§ RECORDED DATA:
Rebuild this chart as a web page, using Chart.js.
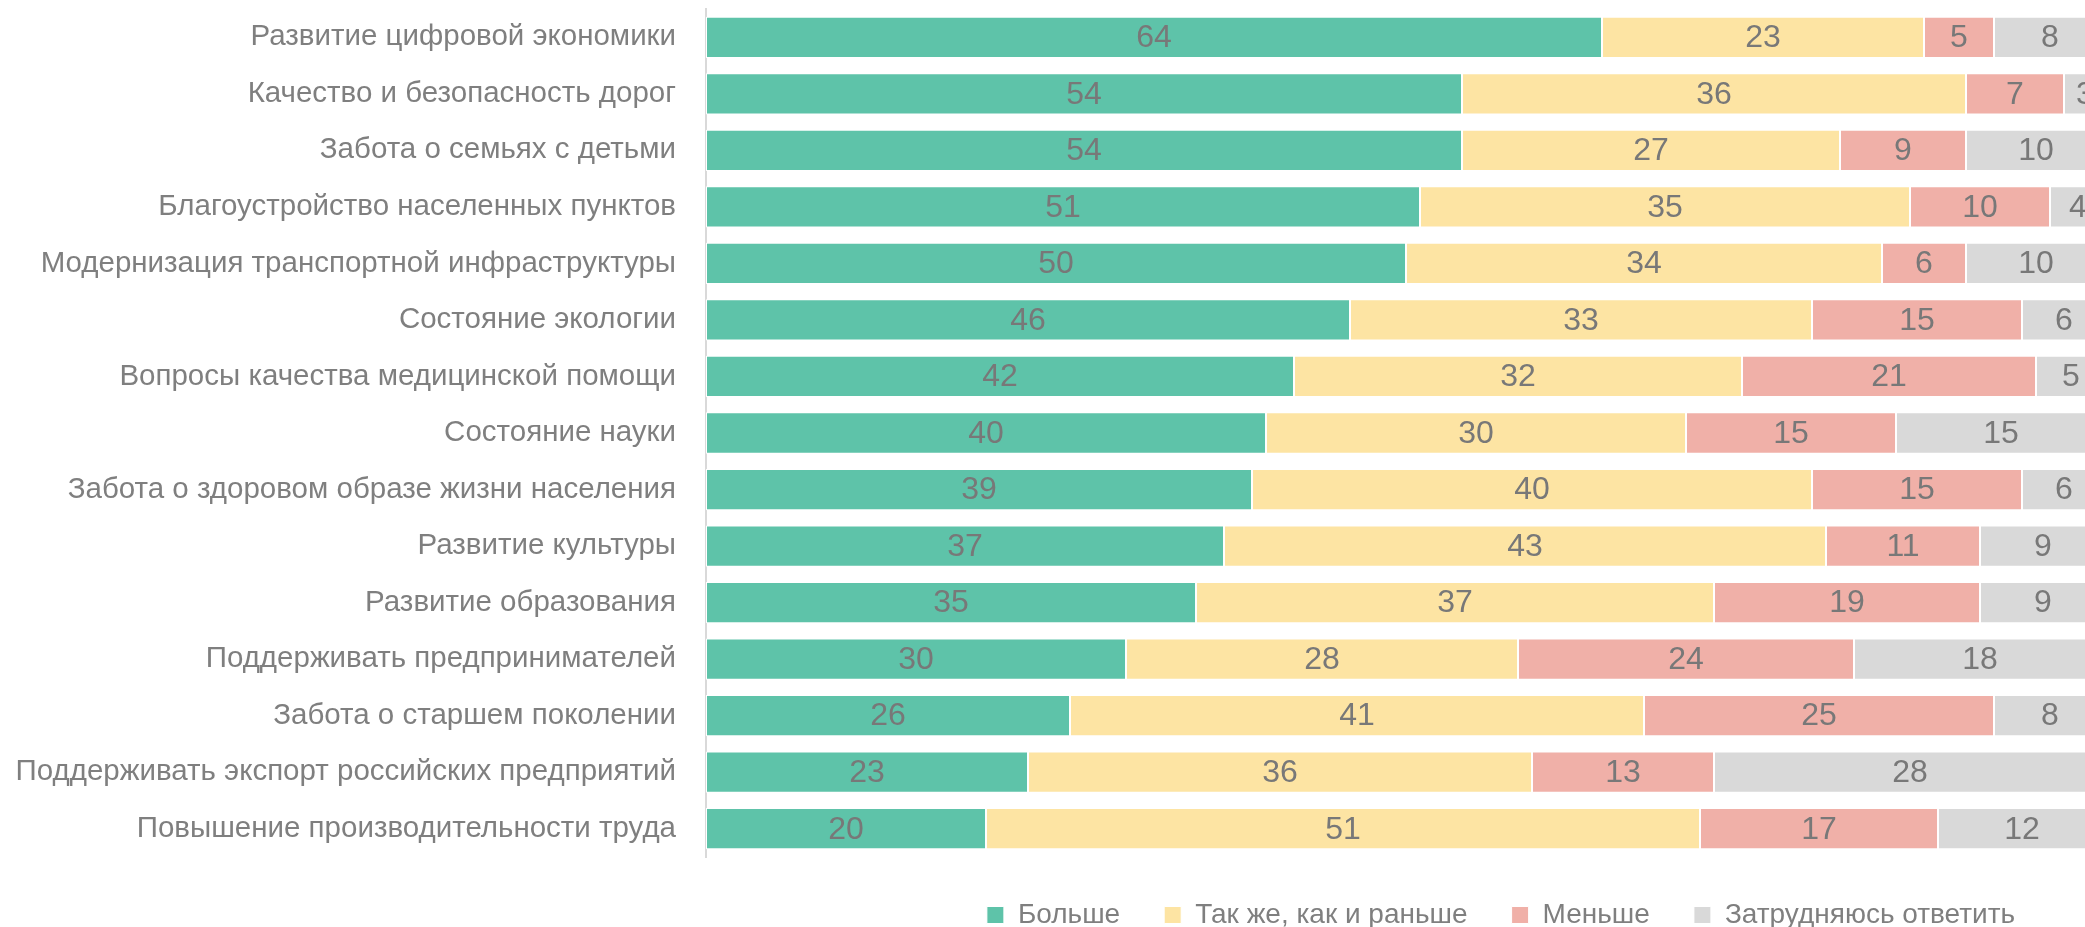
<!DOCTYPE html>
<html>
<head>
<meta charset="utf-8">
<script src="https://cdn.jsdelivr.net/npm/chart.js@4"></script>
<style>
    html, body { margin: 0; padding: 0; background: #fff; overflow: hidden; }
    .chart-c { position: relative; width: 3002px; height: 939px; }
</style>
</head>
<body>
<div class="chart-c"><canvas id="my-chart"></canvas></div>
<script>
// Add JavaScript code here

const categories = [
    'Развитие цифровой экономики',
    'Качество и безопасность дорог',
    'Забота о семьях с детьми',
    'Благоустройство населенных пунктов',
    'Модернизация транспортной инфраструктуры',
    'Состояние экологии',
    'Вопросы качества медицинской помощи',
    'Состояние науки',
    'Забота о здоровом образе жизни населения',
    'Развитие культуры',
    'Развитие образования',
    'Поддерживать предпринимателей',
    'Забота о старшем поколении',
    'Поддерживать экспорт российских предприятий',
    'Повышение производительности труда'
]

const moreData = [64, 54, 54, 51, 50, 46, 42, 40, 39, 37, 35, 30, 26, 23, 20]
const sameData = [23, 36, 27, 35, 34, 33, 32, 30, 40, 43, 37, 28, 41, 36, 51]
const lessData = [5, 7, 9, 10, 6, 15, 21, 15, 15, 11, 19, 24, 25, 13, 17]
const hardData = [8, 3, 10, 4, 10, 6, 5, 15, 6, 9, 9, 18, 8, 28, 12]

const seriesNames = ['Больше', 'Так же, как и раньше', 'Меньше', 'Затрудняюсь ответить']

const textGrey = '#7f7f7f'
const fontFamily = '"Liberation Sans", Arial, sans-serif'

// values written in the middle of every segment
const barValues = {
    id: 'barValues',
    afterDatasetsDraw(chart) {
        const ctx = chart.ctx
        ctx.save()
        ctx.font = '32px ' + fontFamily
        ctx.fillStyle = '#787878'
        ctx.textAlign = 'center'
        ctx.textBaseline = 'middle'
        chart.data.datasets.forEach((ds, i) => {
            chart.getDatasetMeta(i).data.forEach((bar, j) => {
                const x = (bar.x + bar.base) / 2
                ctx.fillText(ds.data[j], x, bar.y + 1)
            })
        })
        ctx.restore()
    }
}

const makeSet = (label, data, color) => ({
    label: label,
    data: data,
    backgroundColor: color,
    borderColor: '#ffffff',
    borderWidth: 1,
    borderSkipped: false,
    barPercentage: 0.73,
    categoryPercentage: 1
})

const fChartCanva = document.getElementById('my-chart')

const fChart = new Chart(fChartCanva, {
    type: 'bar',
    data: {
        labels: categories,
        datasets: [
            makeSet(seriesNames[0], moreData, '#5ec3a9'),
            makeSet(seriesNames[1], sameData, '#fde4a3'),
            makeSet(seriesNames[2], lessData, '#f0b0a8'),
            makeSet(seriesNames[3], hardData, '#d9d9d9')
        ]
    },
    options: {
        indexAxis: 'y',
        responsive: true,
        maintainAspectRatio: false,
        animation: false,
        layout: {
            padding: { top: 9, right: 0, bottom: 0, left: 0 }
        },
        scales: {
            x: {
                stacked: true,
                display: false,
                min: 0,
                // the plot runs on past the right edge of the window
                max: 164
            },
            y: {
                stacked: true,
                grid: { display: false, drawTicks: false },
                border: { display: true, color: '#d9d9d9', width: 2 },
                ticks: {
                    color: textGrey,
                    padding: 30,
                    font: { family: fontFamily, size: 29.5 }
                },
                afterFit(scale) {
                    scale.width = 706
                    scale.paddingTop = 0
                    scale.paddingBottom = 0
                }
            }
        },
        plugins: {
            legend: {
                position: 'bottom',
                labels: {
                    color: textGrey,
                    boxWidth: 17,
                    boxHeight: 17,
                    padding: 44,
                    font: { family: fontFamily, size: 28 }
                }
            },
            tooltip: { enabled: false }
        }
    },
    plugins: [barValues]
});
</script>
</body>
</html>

§ AIM: Skip the images and write out the rest of the listing exactly.

§ RESULT FOR THIS TASK:
Rebuild this chart as a web page, using Chart.js.
<!DOCTYPE html>
<html>
<head>
<meta charset="utf-8">
<script src="https://cdn.jsdelivr.net/npm/chart.js@4"></script>
<style>
    html, body { margin: 0; padding: 0; background: #fff; overflow: hidden; }
    .chart-c { position: relative; width: 3002px; height: 939px; }
</style>
</head>
<body>
<div class="chart-c"><canvas id="my-chart"></canvas></div>
<script>
// Add JavaScript code here

const categories = [
    'Развитие цифровой экономики',
    'Качество и безопасность дорог',
    'Забота о семьях с детьми',
    'Благоустройство населенных пунктов',
    'Модернизация транспортной инфраструктуры',
    'Состояние экологии',
    'Вопросы качества медицинской помощи',
    'Состояние науки',
    'Забота о здоровом образе жизни населения',
    'Развитие культуры',
    'Развитие образования',
    'Поддерживать предпринимателей',
    'Забота о старшем поколении',
    'Поддерживать экспорт российских предприятий',
    'Повышение производительности труда'
]

const moreData = [64, 54, 54, 51, 50, 46, 42, 40, 39, 37, 35, 30, 26, 23, 20]
const sameData = [23, 36, 27, 35, 34, 33, 32, 30, 40, 43, 37, 28, 41, 36, 51]
const lessData = [5, 7, 9, 10, 6, 15, 21, 15, 15, 11, 19, 24, 25, 13, 17]
const hardData = [8, 3, 10, 4, 10, 6, 5, 15, 6, 9, 9, 18, 8, 28, 12]

const seriesNames = ['Больше', 'Так же, как и раньше', 'Меньше', 'Затрудняюсь ответить']

const textGrey = '#7f7f7f'
const fontFamily = '"Liberation Sans", Arial, sans-serif'

// values written in the middle of every segment
const barValues = {
    id: 'barValues',
    afterDatasetsDraw(chart) {
        const ctx = chart.ctx
        ctx.save()
        ctx.font = '32px ' + fontFamily
        ctx.fillStyle = '#787878'
        ctx.textAlign = 'center'
        ctx.textBaseline = 'middle'
        chart.data.datasets.forEach((ds, i) => {
            chart.getDatasetMeta(i).data.forEach((bar, j) => {
                const x = (bar.x + bar.base) / 2
                ctx.fillText(ds.data[j], x, bar.y + 1)
            })
        })
        ctx.restore()
    }
}

const makeSet = (label, data, color) => ({
    label: label,
    data: data,
    backgroundColor: color,
    borderColor: '#ffffff',
    borderWidth: 1,
    borderSkipped: false,
    barPercentage: 0.73,
    categoryPercentage: 1
})

const fChartCanva = document.getElementById('my-chart')

const fChart = new Chart(fChartCanva, {
    type: 'bar',
    data: {
        labels: categories,
        datasets: [
            makeSet(seriesNames[0], moreData, '#5ec3a9'),
            makeSet(seriesNames[1], sameData, '#fde4a3'),
            makeSet(seriesNames[2], lessData, '#f0b0a8'),
            makeSet(seriesNames[3], hardData, '#d9d9d9')
        ]
    },
    options: {
        indexAxis: 'y',
        responsive: true,
        maintainAspectRatio: false,
        animation: false,
        layout: {
            padding: { top: 9, right: 0, bottom: 0, left: 0 }
        },
        scales: {
            x: {
                stacked: true,
                display: false,
                min: 0,
                // the plot runs on past the right edge of the window
                max: 164
            },
            y: {
                stacked: true,
                grid: { display: false, drawTicks: false },
                border: { display: true, color: '#d9d9d9', width: 2 },
                ticks: {
                    color: textGrey,
                    padding: 30,
                    font: { family: fontFamily, size: 29.5 }
                },
                afterFit(scale) {
                    scale.width = 706
                    scale.paddingTop = 0
                    scale.paddingBottom = 0
                }
            }
        },
        plugins: {
            legend: {
                position: 'bottom',
                labels: {
                    color: textGrey,
                    boxWidth: 17,
                    boxHeight: 17,
                    padding: 44,
                    font: { family: fontFamily, size: 28 }
                }
            },
            tooltip: { enabled: false }
        }
    },
    plugins: [barValues]
});
</script>
</body>
</html>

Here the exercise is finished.